7. Offer Sufficient Training
Training or coaching is an essential component of a successful SPM solution. A good one will offer tools and support for scheduling personalized or targeted coaching to each sales rep, provide feedback, and analyze results.
8. Choose Flexible Compensation Plans
The best SPM systems allow users to alter their compensation plans without the support of their IT teams. To achieve this, both an intuitive interface and the familiarity of subject matter experts with the SPM system are key.
9. Leverage Data to Encourage Employees
Great reporting leads to great sales performance. A detailed breakdown shows how each rep’s compensation arrived at reduces disputes while real-time goal attainment reports provide them with clear information on their progress towards quota achievement.
5 Critical Sales Problems and How Management by Process Can Address Them
1. Failing to Respect Customer Needs (or the Lack Thereof!)
Too often, sales reps intend to deliver a prepared script to their prospects or customers and end up not listening to what the latter is saying to them at the moment. The result? Irritated prospects and wasted time. Rather, the idea in sales is to identify prospects with a need for the product and create value for them with an effective opening question, a good headline, etc.
2. Adding to Salespeople’s Woes
Measures that organizations take to assist salespeople in reaching their goals often backfire. A classic example here is that of a CRM, which adds to reporting tasks instead of eliminating them.
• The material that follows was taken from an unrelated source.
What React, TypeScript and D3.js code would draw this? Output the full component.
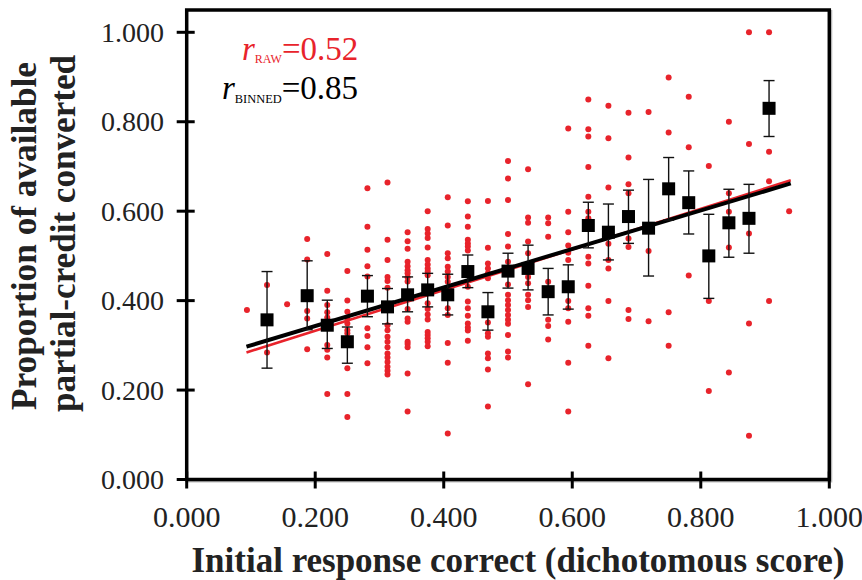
import React from "react";
import * as d3 from "d3";

// ---- data ----
const rawColumnX: number[] = [
  0.09375, 0.125, 0.15625, 0.1875, 0.21875, 0.25, 0.28125, 0.3125, 0.34375, 0.375,
  0.40625, 0.4375, 0.46875, 0.5, 0.53125, 0.5625, 0.59375, 0.625, 0.65625, 0.6875,
  0.71875, 0.75, 0.78125, 0.8125, 0.84375, 0.875, 0.90625, 0.9375,
];
const rawColumnValues: number[][] = [
  [0.379],
  [0.435, 0.284],
  [0.392],
  [0.538, 0.492, 0.377, 0.36, 0.291],
  [0.504, 0.422, 0.39, 0.374, 0.362, 0.301, 0.29, 0.273, 0.191],
  [0.466, 0.4, 0.375, 0.36, 0.349, 0.334, 0.327, 0.249, 0.191, 0.14],
  [0.651, 0.565, 0.514, 0.477, 0.454, 0.338, 0.321, 0.296, 0.26],
  [0.664, 0.536, 0.491, 0.453, 0.444, 0.429, 0.345, 0.334, 0.319, 0.308, 0.296, 0.282, 0.273, 0.263, 0.252, 0.243, 0.235],
  [0.553, 0.533, 0.516, 0.487, 0.477, 0.468, 0.461, 0.452, 0.443, 0.381, 0.36, 0.353, 0.308, 0.303, 0.296, 0.237, 0.152],
  [0.6, 0.56, 0.55, 0.54, 0.519, 0.491, 0.481, 0.472, 0.465, 0.457, 0.394, 0.381, 0.369, 0.358, 0.33, 0.323, 0.316, 0.308, 0.298],
  [0.631, 0.568, 0.506, 0.495, 0.476, 0.465, 0.453, 0.442, 0.383, 0.368, 0.305, 0.261, 0.103],
  [0.622, 0.588, 0.565, 0.536, 0.528, 0.521, 0.512, 0.431, 0.398, 0.383, 0.366, 0.349, 0.34, 0.333, 0.31],
  [0.623, 0.518, 0.483, 0.472, 0.461, 0.45, 0.351, 0.327, 0.319, 0.282, 0.271, 0.246, 0.163],
  [0.712, 0.673, 0.625, 0.549, 0.521, 0.487, 0.436, 0.413, 0.401, 0.39, 0.379, 0.368, 0.357, 0.348, 0.323, 0.286, 0.273],
  [0.694, 0.586, 0.574, 0.532, 0.506, 0.453, 0.439, 0.413, 0.401, 0.386, 0.213],
  [0.586, 0.573, 0.543, 0.442, 0.357, 0.343, 0.313],
  [0.785, 0.599, 0.553, 0.523, 0.507, 0.491, 0.399, 0.383, 0.353, 0.261, 0.152],
  [0.85, 0.783, 0.767, 0.699, 0.632, 0.599, 0.584, 0.498, 0.483, 0.433, 0.383, 0.366, 0.299],
  [0.836, 0.763, 0.653, 0.527, 0.491, 0.472, 0.399, 0.271],
  [0.82, 0.72, 0.66, 0.64, 0.539, 0.52, 0.379, 0.359],
  [0.822, 0.511, 0.354],
  [0.899, 0.776, 0.374, 0.299],
  [0.856, 0.743, 0.456],
  [0.701, 0.399, 0.198],
  [0.8, 0.64, 0.599, 0.519, 0.239],
  [1.0, 0.75, 0.55, 0.349, 0.098],
  [1.0, 0.733, 0.667, 0.399],
  [0.6],
];

const binX: number[] = [
  0.125, 0.1875, 0.21875, 0.25, 0.28125, 0.3125, 0.34375, 0.375, 0.40625, 0.4375,
  0.46875, 0.5, 0.53125, 0.5625, 0.59375, 0.625, 0.65625, 0.6875, 0.71875, 0.75,
  0.78125, 0.8125, 0.84375, 0.875, 0.90625,
];
const binMean: number[] = [
  0.357, 0.411, 0.345, 0.308, 0.41, 0.386, 0.413, 0.424, 0.413, 0.465,
  0.375, 0.466, 0.472, 0.42, 0.431, 0.568, 0.553, 0.588, 0.562, 0.65,
  0.619, 0.5, 0.574, 0.584, 0.83,
];
const binUpper: number[] = [
  0.465, 0.489, 0.401, 0.341, 0.456, 0.427, 0.453, 0.461, 0.459, 0.502,
  0.418, 0.506, 0.524, 0.472, 0.48, 0.62, 0.616, 0.647, 0.671, 0.72,
  0.69, 0.593, 0.649, 0.66, 0.892,
];
const binLower: number[] = [
  0.249, 0.335, 0.293, 0.26, 0.364, 0.348, 0.375, 0.386, 0.368, 0.429,
  0.334, 0.428, 0.424, 0.368, 0.381, 0.518, 0.491, 0.528, 0.455, 0.58,
  0.549, 0.405, 0.497, 0.506, 0.767,
];

const fitX: number[] = [0.093, 0.94];
const fitRawY: number[] = [0.284, 0.669];
const fitBinnedY: number[] = [0.297, 0.662];

const tickValues: number[] = [0, 0.2, 0.4, 0.6, 0.8, 1.0];

const RED = "#e8232b";
const SERIF = "Liberation Serif, Times New Roman, Times, serif";

export default function App() {
  const W = 862;
  const H = 580;
  const x = d3.scaleLinear().domain([0, 1]).range([186.7, 829.3]);
  const y = d3.scaleLinear().domain([0, 1]).range([479.5, 32.3]);
  const fmt = d3.format(".3f");
  const line = d3
    .line<[number, number]>()
    .x((d) => x(d[0]))
    .y((d) => y(d[1]));

  const points: { cx: number; cy: number }[] = [];
  rawColumnX.forEach((cx, i) => {
    rawColumnValues[i].forEach((v) => points.push({ cx, cy: v }));
  });

  const sq = 13;
  const cap = 5.5;
  const top = 10;

  return (
    <svg
      width={W}
      height={H}
      style={{ position: "absolute", left: 0, top: 0, background: "#fff", fontFamily: SERIF }}
    >
      {/* frame shadow */}
      <rect
        x={x(0) + 1.5}
        y={top + 1.5}
        width={x(1) - x(0)}
        height={y(0) - top}
        fill="none"
        stroke="#bdbdbd"
        strokeWidth={3}
      />
      <rect x={x(0)} y={top} width={x(1) - x(0)} height={y(0) - top} fill="#fff" stroke="none" />

      {/* raw points */}
      {points.map((p, i) => (
        <circle key={i} cx={x(p.cx)} cy={y(p.cy)} r={3} fill={RED} />
      ))}

      {/* fits */}
      <path
        d={line(fitX.map((v, i) => [v, fitRawY[i]]) as [number, number][]) || ""}
        stroke={RED}
        strokeWidth={2.6}
        fill="none"
      />
      <path
        d={line(fitX.map((v, i) => [v, fitBinnedY[i]]) as [number, number][]) || ""}
        stroke="#000"
        strokeWidth={4}
        fill="none"
      />

      {/* error bars */}
      {binX.map((bx, i) => (
        <g key={i} stroke="#111" strokeWidth={1.4}>
          <line x1={x(bx)} x2={x(bx)} y1={y(binUpper[i])} y2={y(binLower[i])} />
          <line x1={x(bx) - cap} x2={x(bx) + cap} y1={y(binUpper[i])} y2={y(binUpper[i])} />
          <line x1={x(bx) - cap} x2={x(bx) + cap} y1={y(binLower[i])} y2={y(binLower[i])} />
        </g>
      ))}
      {/* binned means */}
      {binX.map((bx, i) => (
        <rect key={i} x={x(bx) - sq / 2} y={y(binMean[i]) - sq / 2} width={sq} height={sq} fill="#000" />
      ))}

      {/* frame */}
      <rect
        x={x(0)}
        y={top}
        width={x(1) - x(0)}
        height={y(0) - top}
        fill="none"
        stroke="#000"
        strokeWidth={3.5}
      />

      {/* y ticks */}
      {tickValues.map((t) => (
        <g key={"y" + t}>
          <line x1={x(0) - 10} x2={x(0) + 8} y1={y(t)} y2={y(t)} stroke="#000" strokeWidth={3} />
          <text x={164} y={y(t) + 9.5} fontSize={28} textAnchor="end" fill="#222">
            {fmt(t)}
          </text>
        </g>
      ))}
      {/* x ticks */}
      {tickValues.map((t) => (
        <g key={"x" + t}>
          <line x1={x(t)} x2={x(t)} y1={y(0) - 8} y2={y(0) + 9} stroke="#000" strokeWidth={3} />
          <text x={x(t)} y={527} fontSize={30} textAnchor="middle" fill="#222">
            {fmt(t)}
          </text>
        </g>
      ))}

      {/* x title */}
      <text
        x={518}
        y={572}
        fontSize={35}
        fontWeight="bold"
        textAnchor="middle"
        fill="#222"
        textLength={653}
        lengthAdjust="spacingAndGlyphs"
      >
        Initial response correct (dichotomous score)
      </text>

      {/* y title */}
      <text
        transform="translate(36,236) rotate(-90)"
        fontSize={35}
        fontWeight="bold"
        textAnchor="middle"
        fill="#222"
        textLength={348}
        lengthAdjust="spacingAndGlyphs"
      >
        Proportion of available
      </text>
      <text
        transform="translate(75,233.5) rotate(-90)"
        fontSize={35}
        fontWeight="bold"
        textAnchor="middle"
        fill="#222"
        textLength={357}
        lengthAdjust="spacingAndGlyphs"
      >
        partial-credit converted
      </text>

      {/* correlation annotations */}
      <text x={242} y={59.5} fill={RED} fontSize={33}>
        <tspan fontStyle="italic">r</tspan>
        <tspan fontSize={12} dy={3.5}>RAW</tspan>
        <tspan dy={-3.5}>=0.52</tspan>
      </text>
      <text x={222} y={99} fill="#000" fontSize={33}>
        <tspan fontStyle="italic">r</tspan>
        <tspan fontSize={12.4} dy={4}>BINNED</tspan>
        <tspan dy={-4}>=0.85</tspan>
      </text>
    </svg>
  );
}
Sales coaching, which takes up a significant chunk of time from the salespeople’s day, is another example. When designing new processes, if the approach ensures that they add value to all the stakeholders involved, these problems can be kept at bay.
3. Making Assumptions Instead of Using Hard Data
There is a time and place for using one’s gut instinct in business, and it’s not in areas where hard data is already present and pointing you in a different direction. Often, the former approach leads to wrong assumptions being made - a problem that can be rectified by sifting through data from the field and basing decisions on that instead.
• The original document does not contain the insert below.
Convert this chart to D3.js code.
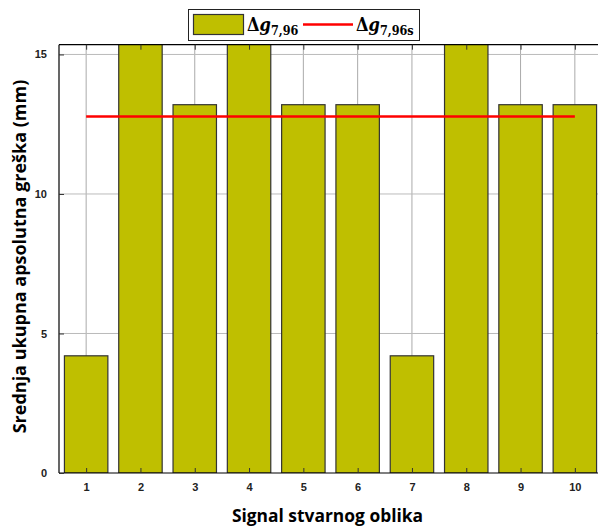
<!DOCTYPE html>
<html><head><meta charset="utf-8">
<script src="https://cdn.jsdelivr.net/npm/d3@7"></script>
<style>body{margin:0;background:#fff}</style>
</head><body>
<svg id="c" width="598" height="529"></svg>
<script>
const categories = ["1","2","3","4","5","6","7","8","9","10"];
const barValues = [4.2, 16.5, 13.2, 16.5, 13.2, 13.2, 4.2, 16.5, 13.2, 13.2];
const lineValue = 12.78;
const yTicks = [0, 5, 10, 15];

const svg = d3.select("#c");
const m = {l: 59, t: 44.7, r: 602, b: 473};
const x = d3.scaleLinear().domain([0.5, 10.5]).range([m.l, m.r]);
const y = d3.scaleLinear().domain([0, 15.35]).range([m.b, m.t]);
const step = x(2) - x(1);
const bw = step * 0.8;

const defs = svg.append("defs");
defs.append("clipPath").attr("id","clip").append("rect")
  .attr("x", m.l).attr("y", m.t).attr("width", m.r - m.l).attr("height", m.b - m.t);

// grid
const g = svg.append("g");
g.selectAll(".vg").data(categories).enter().append("line")
  .attr("x1", (d,i)=>x(i+1)).attr("x2",(d,i)=>x(i+1))
  .attr("y1", m.t).attr("y2", m.b).attr("stroke","#aaa").attr("stroke-width",1);
g.selectAll(".hg").data(yTicks.filter(d=>d>0)).enter().append("line")
  .attr("x1", m.l).attr("x2", m.r).attr("y1", d=>y(d)).attr("y2", d=>y(d))
  .attr("stroke","#bbb").attr("stroke-width",1);

// bars
svg.append("g").attr("clip-path","url(#clip)").selectAll("rect").data(barValues).enter().append("rect")
  .attr("x", (d,i)=>x(i+1)-bw/2).attr("width", bw)
  .attr("y", d=>y(d)).attr("height", d=>y(0)-y(d))
  .attr("fill","#BFBF00").attr("stroke","#333").attr("stroke-width",1.2);

// red line
svg.append("line").attr("x1", x(1)).attr("x2", x(10)).attr("y1", y(lineValue)).attr("y2", y(lineValue))
  .attr("stroke","#f00").attr("stroke-width",2.5);

// frame
svg.append("line").attr("x1",m.l).attr("x2",598).attr("y1",m.t).attr("y2",m.t).attr("stroke","#000").attr("stroke-width",1.2);
svg.append("line").attr("x1",m.l).attr("x2",598).attr("y1",m.b).attr("y2",m.b).attr("stroke","#000").attr("stroke-width",1.2);
svg.append("line").attr("x1",m.l).attr("x2",m.l).attr("y1",m.t).attr("y2",m.b).attr("stroke","#000").attr("stroke-width",1.2);

// ticks
const xa = d3.axisBottom(x).tickValues(d3.range(1,11)).tickFormat((d)=>categories[d-1]).tickSizeInner(-5).tickSizeOuter(0).tickPadding(10);
const xg = svg.append("g").attr("transform",`translate(0,${m.b})`).call(xa);
xg.select(".domain").remove();
xg.selectAll("line").attr("stroke","#333");
xg.selectAll("text").attr("font-family","Liberation Sans, Arial").attr("font-weight","bold").attr("font-size",11).attr("fill","#222");
const xt = d3.axisTop(x).tickValues(d3.range(1,11)).tickFormat("").tickSizeInner(-5).tickSizeOuter(0);
const xtg = svg.append("g").attr("transform",`translate(0,${m.t})`).call(xt);
xtg.select(".domain").remove(); xtg.selectAll("line").attr("stroke","#333");

const ya = d3.axisLeft(y).tickValues(yTicks).tickSizeInner(-5).tickSizeOuter(0).tickPadding(12);
const yg = svg.append("g").attr("transform",`translate(${m.l},0)`).call(ya);
yg.select(".domain").remove();
yg.selectAll("line").attr("stroke","#333");
yg.selectAll("text").attr("font-family","Liberation Sans, Arial").attr("font-weight","bold").attr("font-size",11).attr("fill","#222");

// axis labels
svg.append("text").attr("x", 327.5).attr("y", 522).attr("text-anchor","middle")
  .attr("font-family","Open Sans, Liberation Sans").attr("font-weight","bold").attr("font-size",17.4)
  .text("Signal stvarnog oblika");
svg.append("text").attr("transform","translate(25.5,256.5) rotate(-90)").attr("text-anchor","middle")
  .attr("font-family","Open Sans, Liberation Sans").attr("font-weight","bold").attr("font-size",18)
  .text("Srednja ukupna apsolutna greška (mm)");

// legend
const lg = svg.append("g");
lg.append("rect").attr("x",188.5).attr("y",9.5).attr("width",231).attr("height",31).attr("fill","#fff").attr("stroke","#222").attr("stroke-width",1);
lg.append("rect").attr("x",193.5).attr("y",14.5).attr("width",50).attr("height",20).attr("fill","#BFBF00").attr("stroke","#333").attr("stroke-width",1.2);
lg.append("line").attr("x1",303).attr("x2",353).attr("y1",24.5).attr("y2",24.5).attr("stroke","#f00").attr("stroke-width",2.5);
function legText(xp, sub){
  const t = lg.append("text").attr("x",xp).attr("y",31).attr("font-family","DejaVu Serif Condensed, DejaVu Serif").attr("font-stretch","condensed").attr("font-weight","bold").attr("font-size",18);
  t.append("tspan").text("Δ");
  t.append("tspan").attr("font-style","italic").text("g");
  t.append("tspan").attr("font-size",12.5).attr("dy",4).text(sub);
}
legText(247, "7,96");
legText(356, "7,96s");
</script>
</body></html>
4. Following the Process to a Fault!
While following the sales process put in place is desirable in most cases, it must be remembered that this alone isn’t the goal. Every process has a goal in mind, and that of the sales process is to get customers or prospects to pay for your products or services. Optimizing processes can get in the way of this as it may gobble up salespeople’s time, leaving them with little of it to get actual selling done. Instead, find out from your sales folk where they have the most trouble - finding, closing, or keeping their deals - and take a hint when processes are not being followed.
5. Managing for Results Rather Than Deal Flow
If the sales manager is required to make the decisions and be there every time a deal is closed, the organization becomes dependent on them to bring in results, and the brand suffers in their absence. The solution is management by the process; in other words, putting people-independent processes in place to keep the deals flowing - both now and in the future. SPM calls for a culture that is built on experimentation, innovation, and continuous improvement. It focuses on what really works, stripping away everything else. In the end, SPM is for the sales scientist who is prepared to leave behind the mistakes of the past and march forward boldly into a brave future!